Now, however, he said, “This summer, there’s a minimum of four or five at a time. Once there was eight at once behind our shed. We spend about a thousand dollars to trap four raccoons and to repair the damage to our yard. I can say that was cheap because the trapper was a really nice guy – it should have been two or three [thousand].”

Asked why there are so many raccoons, Brashear mentioned an unusual culprit – development. When he moved in, many of the houses had driveways that were open to the street, so the animals moved in and out. With the building of new low-rise, attached condos in the area, he added, “every house is connected – they’re [the raccoons] trapped in the back yard.”

That Brooklyn Attitude

Moreover, Brooklyn’s raccoons have that “Brooklyn attitude” — they’re bolder than the rural variety. “Where I come from, in Ohio, you’d see a raccoon, they’d notice you and they’d run away. Here, when I moved in, the neighbors warned that they’re not afraid.”

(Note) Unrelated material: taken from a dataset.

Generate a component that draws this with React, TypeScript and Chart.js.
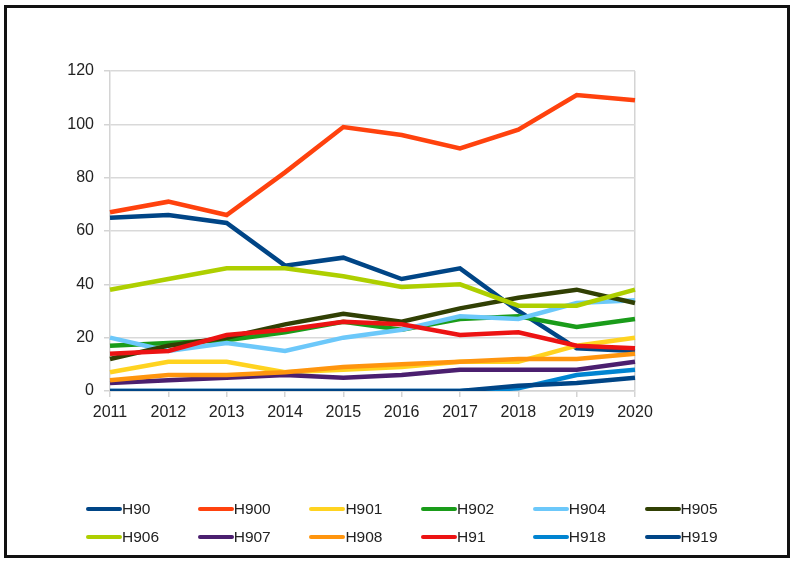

Since the Brooklyn areas where raccoons are found are close to Green-Wood Cemetery and Prospect Park, a casual observer might think that the animals might come from there and only “visit” human habitats for food.

Not so, says Brashear. “I live across the street from the cemetery,” he says, “and I’ve never seen one come from there to forage in the backyards.” Rather, he says, a raccoon might go from a backyard into the cemetery — and then come back.

Raccoons have also been noted in Park Slope, Prospect Heights and Sunset Park. Recently, headlines were made when a raccoon invaded a Park Slope brownstone, only to die of suffocation after getting into a kitchen drawer and not knowing how to get out.

“The deceased critter’s friends must not have gotten the message,” said the Huffington Post, “as two additional raccoons recently tried to break into the very same brownstone.”